Snakes, kidnap and sickness did not prevent Lady Caroline Gray Hill from painting the desert landscape. Laura Davis visits an exhibition of the Victorian adventurer’s work
THE rumours were that they had been killed – murdered in cold blood by a gang of marauding Arabs in depths of the Near East desert.
Under the publicly expressed concern of their fellow Brits living in relative luxury in late-19th century Jerusalem, there must surely have been a niggling feeling that this tragedy was of their own making.
For what respectable woman, a titled one no less, sets out into such dangerous territory to simply paint the view?
Lady Caroline Gray Hill and her husband, John Gray Hill, a partner in the Liverpool law firm Hill Dickinson, were not dead.
They had however, been taken captive at gunpoint by a sheik in a mix up over which tribal leader should be paid for their guaranteed safe passage.
What does an adopted Liverpudlian – blue or just plain old red-blooded – do in such a perilous situation? She talks herself out of it.
“We have travelled amongst the Bedouins before,” she began, as recorded in her husband’s account of their travels, “and have been taught to believe, as those who went before us in our country have believed, that from the time of our father Abraham until now, if anyone came as a guest into their tents their hospitality would be full and true.

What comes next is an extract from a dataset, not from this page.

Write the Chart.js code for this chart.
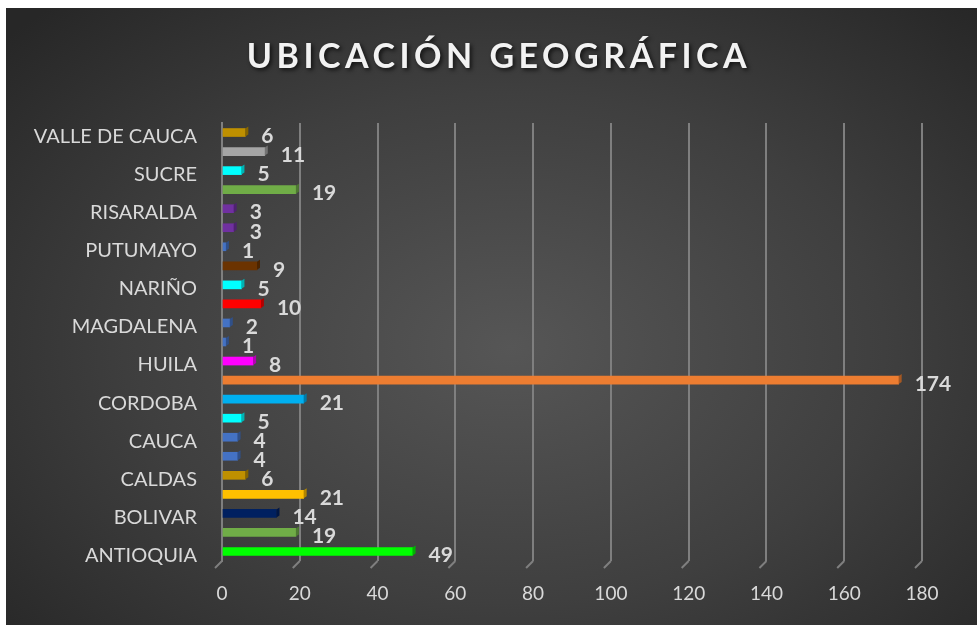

“But we have lived to find ourselves mistaken.”
Precisely what it was in her words that struck a chord with Sheik Khalil we will never know, but he was moved by her speech and agreed not to harm them. A short period of negotiation later and the Gray Hills were permitted to continue their journey to Petra.
“The interesting thing is that episodes like that are so different from what she chose to paint,” says Moira Lindsay, curator of an exhibition of Lady Caroline’s art works, Desert Impressions: Journeys of a Victorian Lady currently running at Liverpool’s Victoria Gallery & Museum.

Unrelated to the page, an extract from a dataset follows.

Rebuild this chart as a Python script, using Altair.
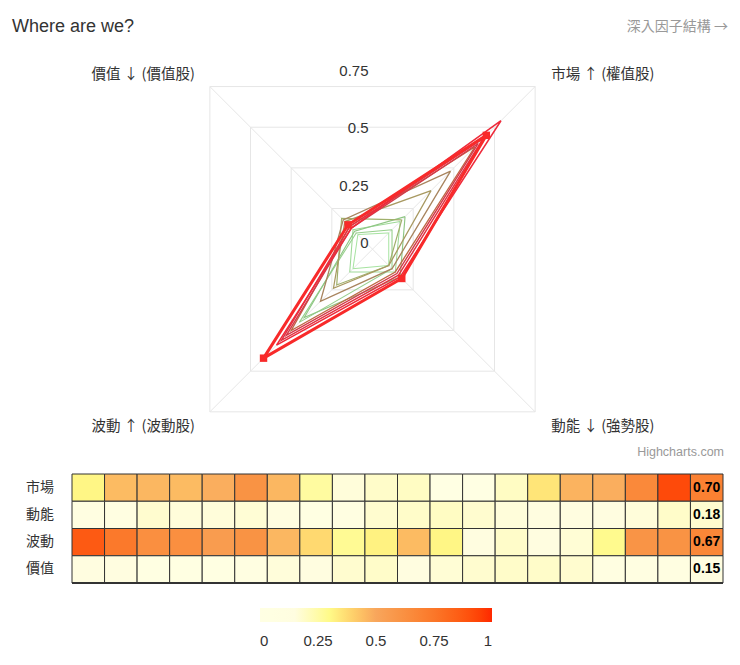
import numpy as np
import pandas as pd
import altair as alt

# factors, clockwise from the top-right spoke
factors = ["市場", "動能", "波動", "價值"]
axis_titles = ["市場 ↑ (權值股)", "動能 ↓ (強勢股)", "波動 ↑ (波動股)", "價值 ↓ (價值股)"]
axis_angles = [45, 135, 225, 315]

# heatmap: one column per period, last column is the current reading
periods = list(range(1, 21))
heat_market = [0.31, 0.45, 0.46, 0.45, 0.48, 0.61, 0.46, 0.26, 0.16, 0.19,
               0.20, 0.00, 0.00, 0.20, 0.35, 0.47, 0.48, 0.66, 0.92, 0.70]
heat_momentum = [0.12, 0.11, 0.18, 0.16, 0.16, 0.17, 0.13, 0.04, 0.10, 0.18,
                 0.19, 0.20, 0.18, 0.16, 0.14, 0.15, 0.13, 0.16, 0.19, 0.18]
heat_volatility = [0.87, 0.74, 0.63, 0.63, 0.56, 0.61, 0.46, 0.38, 0.28, 0.32,
                   0.45, 0.31, 0.15, 0.19, 0.15, 0.17, 0.29, 0.60, 0.61, 0.67]
heat_value = [0.14, 0.13, 0.06, 0.07, 0.06, 0.11, 0.16, 0.14, 0.18, 0.19,
              0.15, 0.17, 0.18, 0.19, 0.19, 0.18, 0.12, 0.12, 0.10, 0.15]

# radar: oldest first, the last one is the current reading
radar_market = [0.10, 0.17, 0.12, 0.20, 0.18, 0.36, 0.48, 0.63, 0.65, 0.68, 0.79, 0.70]
radar_momentum = [0.10, 0.14, 0.12, 0.17, 0.10, 0.10, 0.12, 0.14, 0.15, 0.16, 0.17, 0.18]
radar_volatility = [0.12, 0.14, 0.45, 0.42, 0.22, 0.24, 0.32, 0.50, 0.53, 0.56, 0.59, 0.67]
radar_value = [0.09, 0.12, 0.10, 0.11, 0.19, 0.17, 0.18, 0.14, 0.13, 0.14, 0.13, 0.15]

grid_levels = [0.25, 0.5, 0.75, 1.0]
tick_labels = ["0", "0.25", "0.5", "0.75"]
legend_ticks = [0, 0.25, 0.5, 0.75, 1]

FONT = "Liberation Sans, Noto Sans CJK TC, sans-serif"
CJK = "Noto Sans CJK TC, Liberation Sans, sans-serif"
rad = np.deg2rad(axis_angles)

# ---- radar data
radar_vals = [radar_market, radar_momentum, radar_volatility, radar_value]
n_series = len(radar_market)
rows = []
for s in range(n_series):
    for k in range(5):
        j = k % 4
        v = radar_vals[j][s]
        rows.append({"series": s, "order": k, "value": v,
                     "x": v * np.sin(rad[j]), "y": v * np.cos(rad[j])})
radar_df = pd.DataFrame(rows)

grid_rows = []
for lv in grid_levels:
    for k in range(5):
        j = k % 4
        grid_rows.append({"level": lv, "order": k,
                          "x": lv * np.sin(rad[j]), "y": lv * np.cos(rad[j])})
grid_df = pd.DataFrame(grid_rows)

spoke_df = pd.DataFrame({"x0": 0.0, "y0": 0.0, "x": np.sin(rad), "y": np.cos(rad),
                         "title": axis_titles})
ticks_df = pd.DataFrame({"v": [0, 0.25, 0.5, 0.75], "label": tick_labels, "x": 0.0})

xs = alt.Scale(domain=[-1, 1], range=[134.5, 594.5], nice=False, zero=False)
ys = alt.Scale(domain=[-1, 1], range=[471.2, 11.2], nice=False, zero=False)
X = alt.X("x:Q", scale=xs, axis=None)
Y = alt.Y("y:Q", scale=ys, axis=None)

grid = alt.Chart(grid_df).mark_line(color="#e6e6e6", strokeWidth=1).encode(
    x=X, y=Y, detail="level:N", order="order:Q"
)
spokes = alt.Chart(spoke_df).mark_rule(color="#e6e6e6", strokeWidth=1).encode(
    x=alt.X("x0:Q", scale=xs, axis=None), y=alt.Y("y0:Q", scale=ys, axis=None),
    x2="x:Q", y2="y:Q",
)
tick_text = alt.Chart(ticks_df).mark_text(
    align="right", dx=-4, dy=-6, fontSize=15, color="#333", font=FONT
).encode(x=X, y=alt.Y("v:Q", scale=ys, axis=None), text="label:N")

corner_labels = []
for cond, align, dx, dy in [
    ((alt.datum.x > 0) & (alt.datum.y > 0), "left", 16, -12),
    ((alt.datum.x < 0) & (alt.datum.y > 0), "right", -15, -12),
    ((alt.datum.x > 0) & (alt.datum.y < 0), "left", 16, 15),
    ((alt.datum.x < 0) & (alt.datum.y < 0), "right", -15, 15),
]:
    corner_labels.append(
        alt.Chart(spoke_df).transform_filter(cond).mark_text(
            align=align, dx=dx, dy=dy, fontSize=14.5, color="#333", font=CJK
        ).encode(x=X, y=Y, text="title:N")
    )

last = n_series - 1
thin = alt.Chart(radar_df).transform_filter(alt.datum.series < last).mark_line().encode(
    x=X, y=Y, detail="series:N", order="order:Q",
    color=alt.Color("series:Q", legend=None,
                    scale=alt.Scale(domain=[0, 3, 6, 8, 10],
                                    range=["#a6e3a0", "#8fc684", "#a8845e",
                                           "#d43848", "#ee2b3b"])),
    size=alt.Size("series:Q", legend=None, scale=alt.Scale(domain=[0, 10], range=[1, 1.5])),
)
current = alt.Chart(radar_df).transform_filter(alt.datum.series == last)
current_line = current.mark_line(color="#f82a2a", strokeWidth=3).encode(
    x=X, y=Y, order="order:Q"
)
current_pts = current.transform_filter(alt.datum.order < 4).mark_square(
    color="#f82a2a", size=55, opacity=1
).encode(x=X, y=Y)

radar = alt.layer(grid, spokes, tick_text, *corner_labels, thin, current_line, current_pts)

# ---- heatmap
heat_df = pd.DataFrame({
    "period": periods * 4,
    "factor": sum([[f] * len(periods) for f in factors], []),
    "value": heat_market + heat_momentum + heat_volatility + heat_value,
})
HX = alt.X("period:O", axis=None,
           scale=alt.Scale(range=[64, 715], paddingInner=0, paddingOuter=0))
HY = alt.Y("factor:N", axis=None, sort=factors,
           scale=alt.Scale(domain=factors, range=[466, 575], paddingInner=0, paddingOuter=0))

cells = alt.Chart(heat_df).mark_rect(stroke="#333", strokeWidth=1).encode(
    x=HX, y=HY,
    color=alt.Color(
        "value:Q",
        scale=alt.Scale(domain=[0, 0.15, 0.3, 0.5, 1],
                        range=["#ffffff", "#fffde0", "#fffa88", "#f8a65c", "#ff2800"]),
        legend=alt.Legend(
            orient="none", legendX=252, legendY=600, direction="horizontal",
            gradientLength=232, gradientThickness=14, gradientStrokeWidth=0,
            title=None, values=legend_ticks, format=".2~f", labelAlign="center",
            labelFontSize=15, labelColor="#333", labelFont=FONT, labelOffset=12,
        ),
    ),
)
cell_text = alt.Chart(heat_df).transform_filter(alt.datum.period == periods[-1]).mark_text(
    fontSize=14, fontWeight="bold", color="#000", font="Liberation Sans"
).encode(x=HX, y=HY, text=alt.Text("value:Q", format=".2f"))
row_labels = alt.Chart(pd.DataFrame({"factor": factors})).mark_text(
    align="right", fontSize=14, color="#333", font=CJK
).encode(x=alt.value(46), y=HY, text="factor:N")
bottom_edge = alt.Chart(pd.DataFrame({"factor": [factors[-1]]})).mark_rule(
    color="#333", strokeWidth=2
).encode(x=alt.value(64), x2=alt.value(715), y=alt.Y("factor:N", axis=None, sort=factors,
         scale=alt.Scale(domain=factors, range=[466, 575], paddingInner=0, paddingOuter=0),
         bandPosition=1))

heat = alt.layer(cells, cell_text, row_labels, bottom_edge)

# ---- header texts
blank = alt.Chart(pd.DataFrame({"t": [0]}))
title = blank.mark_text(align="left", fontSize=18, color="#333", font=FONT).encode(
    x=alt.value(4), y=alt.value(19), text=alt.value("Where are we?")
)
link = blank.mark_text(align="right", fontSize=14, color="#999", font=CJK).encode(
    x=alt.value(720), y=alt.value(19), text=alt.value("深入因子結構 →")
)
credit = blank.mark_text(align="right", fontSize=12.5, color="#999", font=FONT).encode(
    x=alt.value(716), y=alt.value(444), text=alt.value("Highcharts.com")
)

chart = alt.layer(radar, heat, title, link, credit).resolve_scale(
    x="independent", y="independent", color="independent", size="independent"
).properties(
    width=724, height=649, padding=0,
    autosize=alt.AutoSizeParams(type="none"),
).configure_view(stroke=None)

chart.save("out.html", embed_options={"renderer": "svg", "actions": False})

“In each area they visited they had to find the head of the local people and send letters ahead. Then they’d negotiate with presents and sometimes with payment. They seemed to find a way of getting on with everyone they met.”
When their gifts ran out they bartered with their own belongings – silk handkerchiefs and, on one occasion, a pair of scissors. On their arrival they would sometimes discover the person in charge had changed and they would have to start the process all over again.
Snakes slithered into their tent, battles between rival tribes disrupted their route and Lady Caroline became delirious from a serious illness but it seemed they would let nothing get in their way.
And during all these trials, she kept painting the landscape – great swathes of sand, dazzling sunsets and many, many camels.
She mostly used watercolours, but occasionally oils, working on the stacks of pre-prepared boards carried in knapsacks by her servants.